I’d dispense with the second half of his response. Similarly, I think a funny answer that could work would be: “Yeah, it was a rush for me to get here, but I had to take my sick mother to the doctor and feed orphaned babies, and I figured you’d be understanding about that. Like, WOW, I’d hate to meet a girl who was against sick mothers and orphaned babies!”
Fenton offered an example of witty game that works (i.e. note the succinctness):
“Well, you’ve been waiting four days, what’s ten more minutes?”
Most of the rest of you gave answers that were too nasty, too defensive, or too clever by half. Your goal isn’t to piss the girl off, nor is it to impress her with your Shakespearean wit. She isn’t worth your effort, yet, right?
To the commenter who wrote that the best reply is the Cary Grant “Big Face” push followed by draining her drink while signaling the waitress to come over for another order, I commend you sir. If anything will set America back on the path of world-bestriding hyperpuissance, it will be the big face.
Cuntrag, as usual, gave the opposite answer of what you should do.
Your date mentions she reads local DC blogs and likes most of them, and you wonder about bringing up your fandom […]
There is only one acceptable response to this situation. You steal my ideas to use as conversational fodder without mentioning you read me. I am such a fucking humanitarian.
Same as above, except this time, before you have decided whether to announce your everlasting platonic love, your date mentions she has read and hates him. […]
Your response should be the same as Part B. Don’t reveal you’re a reader, then change the subject. What are you, my eunuch servant who screens concubines for me? If she hates me, she’s masturbating to thoughts of me at night. Why boost my status even higher?
There is a catch in this particular situation.
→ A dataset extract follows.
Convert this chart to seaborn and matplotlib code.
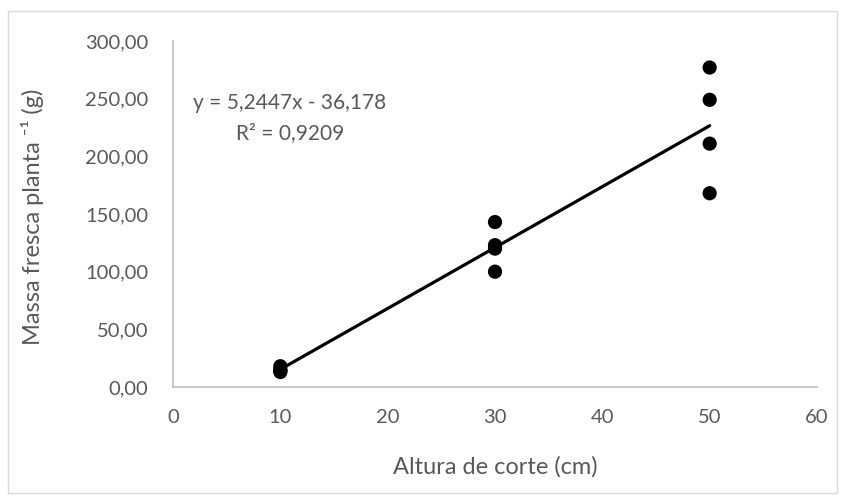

You have the option to play beta white knight to the hilt (see: Keith, Cliff Arroyo, DA, Jessica Valenti’s husband, any random urban liberal SWPL off the street) and say you have read as well and TOTALLY agree with her that he is a foul, bitter misogynist who probably doesn’t get laid and his ideas are all wrong, 1950s Ozzie and Harriet throwback shit and he uses women like a sperm receptacle. Then tell her how you feel privileged to have almost been aborted by your mother, and the biggest injustice in the world is that gay marriage isn’t yet accepted by Afghan goat herders. After you have massaged her ego, you slyly wonder aloud if maybe he is right about this or that subject and suddenly you are having a rollicking conversation with her and your hand is resting too high up her thigh.
I should bottle this magic.
You are me. You are on the date with the girl from the above story and have been talking with her about the book you are writing. She is intrigued. A little later in the date, she mentions she reads a lot of local blogs. She says there are some she reads that she really hates. You nod again. Then she asks you if you write a blog.
What do you say?
She also mentions she ran a triathlon the day before.
Now what do you do?
Go big or go home. Same night lay or number deletion. Chicks who participate in triathlons are almost universally unfeminine. And by unfeminine, I don’t mean her looks, I mean her attitude. These kinds of women are at war with their femininity. It is the essence of yang polarity to take up personal challenges and compete against the limits of one’s endurance and pain threshold. This is what men do. When women do it, it’s unnatural, a big middle finger to the sex she was born as. While women like this can fuck like champs, they will invariably fall short in the areas that matter to men for long term relationships — generosity, nurturance, compassion, submissiveness, alluring coyness, and proper female deference.
I asked her if she was a tomboy growing up, then I ran the digit ratio routine on her. She had a masculine ratio. I told her that meant she was “ambitious”, which is a nice way to tidy up the word “bitch”. I am now going to craft an Andrew Sullivan-like neologism: Ambitchious!
Where’s my Atlantic Monthly paycheck?